DATASET —

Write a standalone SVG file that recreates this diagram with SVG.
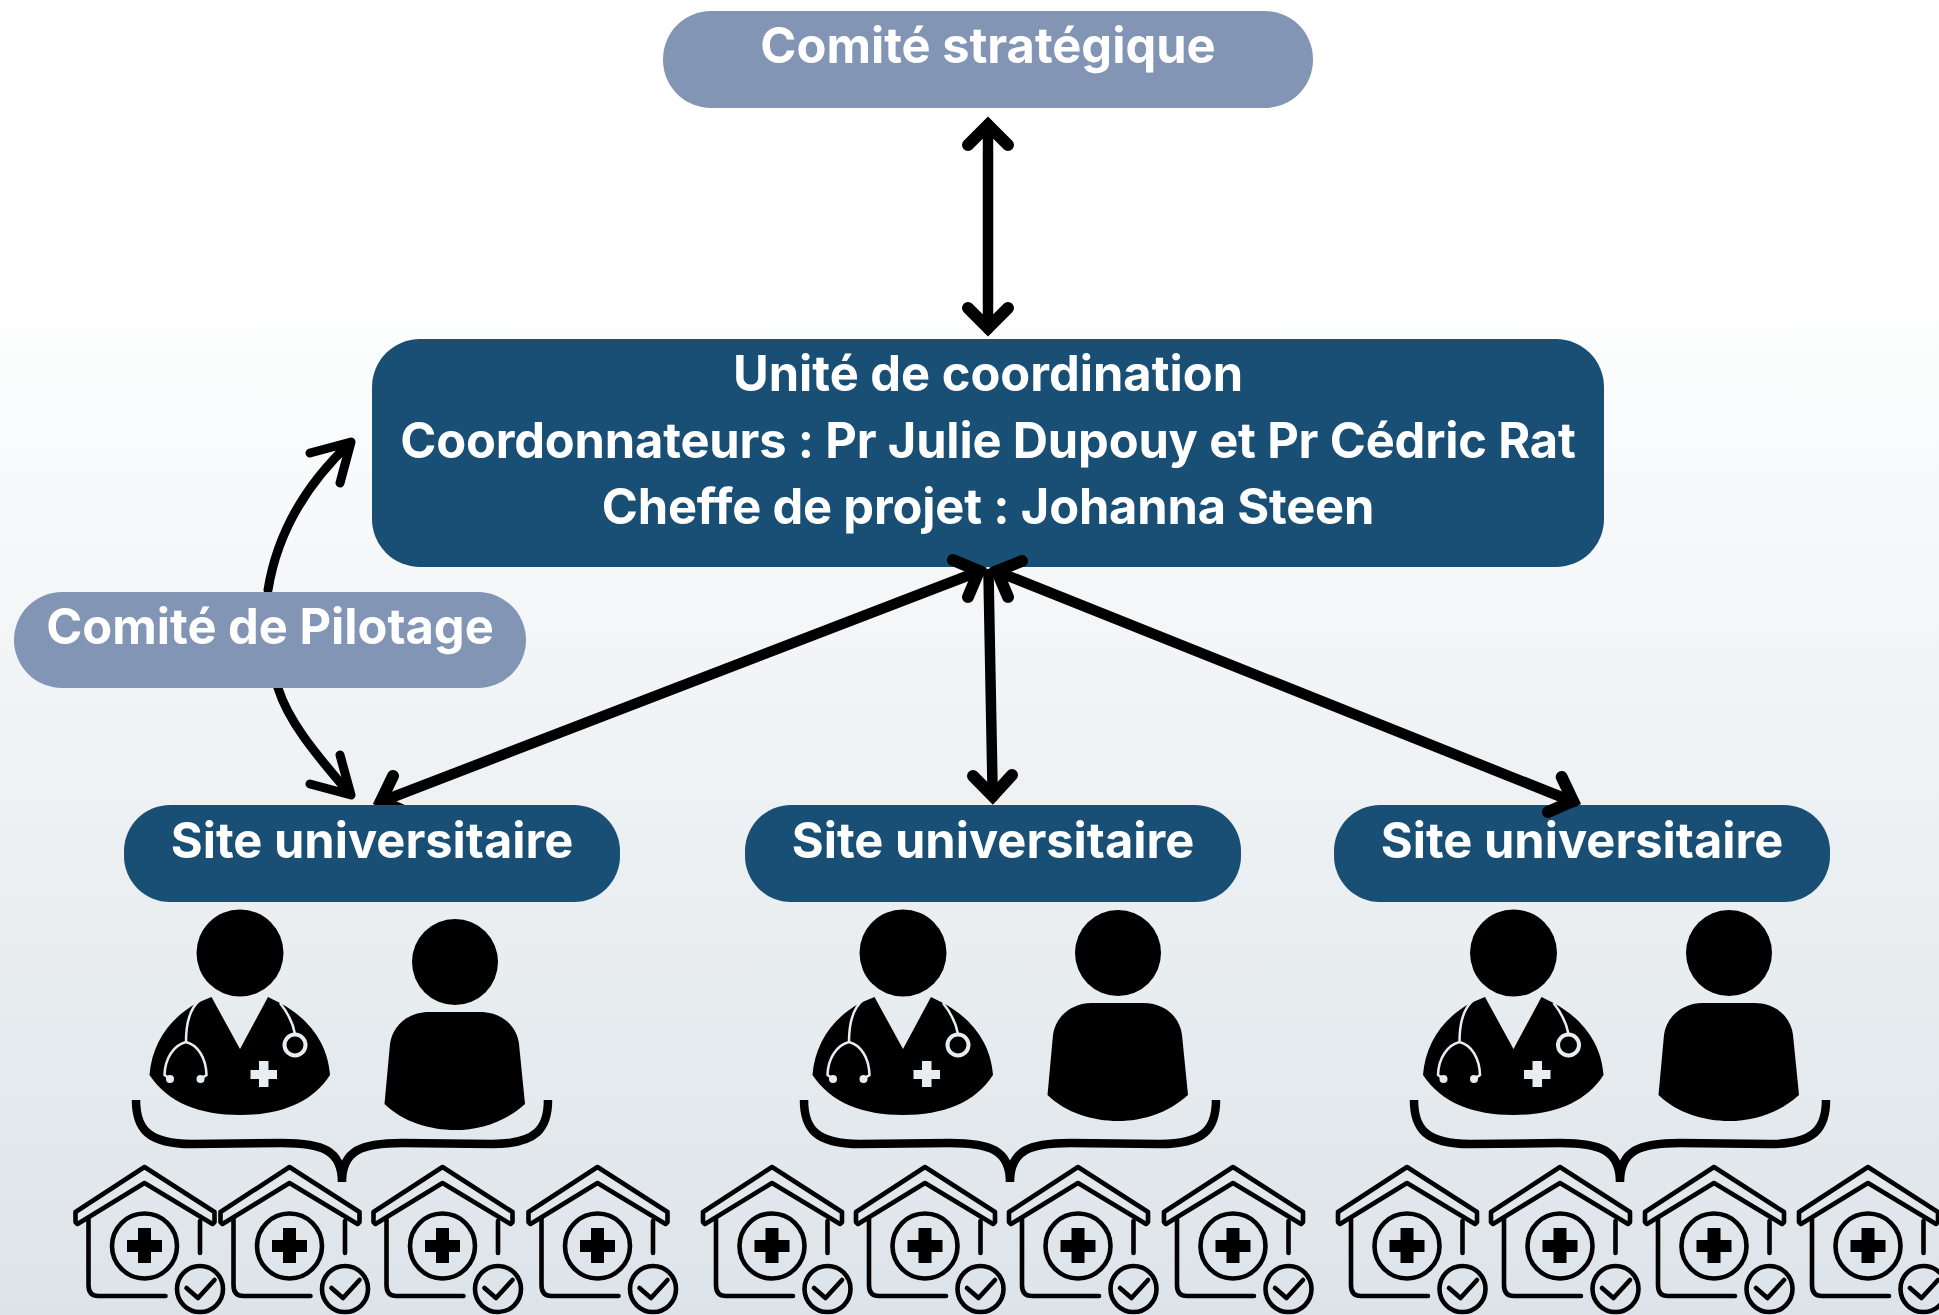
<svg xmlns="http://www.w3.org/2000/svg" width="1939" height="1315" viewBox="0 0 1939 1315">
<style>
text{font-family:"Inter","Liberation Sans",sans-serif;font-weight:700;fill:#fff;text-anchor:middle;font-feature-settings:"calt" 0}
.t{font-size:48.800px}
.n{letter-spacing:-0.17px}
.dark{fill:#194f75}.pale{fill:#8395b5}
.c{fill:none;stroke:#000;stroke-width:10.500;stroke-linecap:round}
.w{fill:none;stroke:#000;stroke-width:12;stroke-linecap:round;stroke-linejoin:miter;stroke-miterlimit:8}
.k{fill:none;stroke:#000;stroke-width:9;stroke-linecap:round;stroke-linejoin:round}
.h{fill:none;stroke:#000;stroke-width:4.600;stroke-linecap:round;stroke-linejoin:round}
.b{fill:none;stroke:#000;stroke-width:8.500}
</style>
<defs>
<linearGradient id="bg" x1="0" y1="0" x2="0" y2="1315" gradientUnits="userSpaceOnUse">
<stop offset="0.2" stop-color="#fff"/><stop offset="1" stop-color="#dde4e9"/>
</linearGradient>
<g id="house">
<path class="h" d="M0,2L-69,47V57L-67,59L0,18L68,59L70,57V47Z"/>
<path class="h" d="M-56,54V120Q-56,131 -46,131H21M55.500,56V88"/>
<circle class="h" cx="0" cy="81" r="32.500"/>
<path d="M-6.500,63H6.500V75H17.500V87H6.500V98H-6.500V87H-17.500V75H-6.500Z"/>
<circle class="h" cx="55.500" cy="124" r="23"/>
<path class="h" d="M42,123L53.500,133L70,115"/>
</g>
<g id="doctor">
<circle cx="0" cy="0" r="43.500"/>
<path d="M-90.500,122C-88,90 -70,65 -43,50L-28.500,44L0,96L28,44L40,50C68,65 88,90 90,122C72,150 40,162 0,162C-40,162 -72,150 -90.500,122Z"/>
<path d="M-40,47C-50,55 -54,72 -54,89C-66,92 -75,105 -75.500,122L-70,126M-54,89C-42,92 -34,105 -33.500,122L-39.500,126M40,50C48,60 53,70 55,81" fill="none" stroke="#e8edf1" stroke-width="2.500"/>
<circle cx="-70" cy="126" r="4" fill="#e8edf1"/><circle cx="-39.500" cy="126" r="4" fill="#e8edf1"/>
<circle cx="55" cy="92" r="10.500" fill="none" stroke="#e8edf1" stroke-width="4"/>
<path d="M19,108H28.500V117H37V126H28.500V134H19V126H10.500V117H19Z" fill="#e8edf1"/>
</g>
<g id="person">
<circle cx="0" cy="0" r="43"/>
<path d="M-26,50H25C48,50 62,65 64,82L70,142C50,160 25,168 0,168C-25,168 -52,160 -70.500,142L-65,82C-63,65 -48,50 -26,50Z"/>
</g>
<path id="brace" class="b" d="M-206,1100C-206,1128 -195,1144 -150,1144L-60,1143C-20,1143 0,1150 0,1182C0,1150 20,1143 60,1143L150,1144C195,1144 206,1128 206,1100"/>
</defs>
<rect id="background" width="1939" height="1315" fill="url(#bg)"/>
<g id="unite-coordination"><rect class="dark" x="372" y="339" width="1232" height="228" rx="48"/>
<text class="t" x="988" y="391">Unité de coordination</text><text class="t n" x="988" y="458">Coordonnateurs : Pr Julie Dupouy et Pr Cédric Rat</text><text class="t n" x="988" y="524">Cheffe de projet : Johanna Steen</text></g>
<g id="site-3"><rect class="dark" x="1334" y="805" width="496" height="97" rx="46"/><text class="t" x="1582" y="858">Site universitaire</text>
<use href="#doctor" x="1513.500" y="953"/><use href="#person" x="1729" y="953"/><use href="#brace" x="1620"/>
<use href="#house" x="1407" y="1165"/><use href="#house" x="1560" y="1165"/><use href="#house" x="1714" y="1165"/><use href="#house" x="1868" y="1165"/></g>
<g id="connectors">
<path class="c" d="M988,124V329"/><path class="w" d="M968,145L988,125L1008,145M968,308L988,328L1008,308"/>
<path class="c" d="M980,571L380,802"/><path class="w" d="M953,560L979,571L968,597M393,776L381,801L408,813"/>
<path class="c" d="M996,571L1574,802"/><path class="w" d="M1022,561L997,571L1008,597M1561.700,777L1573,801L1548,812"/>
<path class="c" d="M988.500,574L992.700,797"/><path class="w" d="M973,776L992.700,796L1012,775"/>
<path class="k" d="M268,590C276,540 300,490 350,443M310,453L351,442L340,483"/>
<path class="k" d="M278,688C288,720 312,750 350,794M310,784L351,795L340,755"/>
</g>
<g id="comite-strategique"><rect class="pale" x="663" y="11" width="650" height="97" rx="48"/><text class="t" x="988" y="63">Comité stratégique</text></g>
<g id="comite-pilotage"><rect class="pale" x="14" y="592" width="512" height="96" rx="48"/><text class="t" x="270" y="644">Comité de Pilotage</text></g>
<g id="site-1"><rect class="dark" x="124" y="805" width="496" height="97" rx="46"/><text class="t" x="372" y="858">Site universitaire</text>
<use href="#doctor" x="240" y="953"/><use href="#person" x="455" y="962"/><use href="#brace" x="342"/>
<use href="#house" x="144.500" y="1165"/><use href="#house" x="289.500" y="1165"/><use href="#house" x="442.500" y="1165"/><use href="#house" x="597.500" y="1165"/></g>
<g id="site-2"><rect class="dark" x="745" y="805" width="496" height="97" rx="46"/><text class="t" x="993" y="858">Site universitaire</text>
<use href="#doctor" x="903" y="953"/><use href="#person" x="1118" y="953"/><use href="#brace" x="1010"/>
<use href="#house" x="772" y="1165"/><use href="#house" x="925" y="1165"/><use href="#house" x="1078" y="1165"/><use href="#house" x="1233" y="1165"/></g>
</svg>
==
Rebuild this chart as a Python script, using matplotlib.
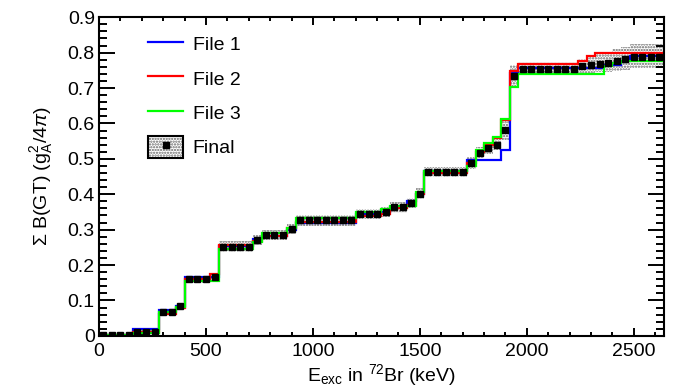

WRITTEN PROBLEM — List each line in the listing that contains the string "this".

TASK SOLUTION —
Write a standalone SVG file that recreates this diagram with SVG.
Rebuild this chart as a Python script, using matplotlib.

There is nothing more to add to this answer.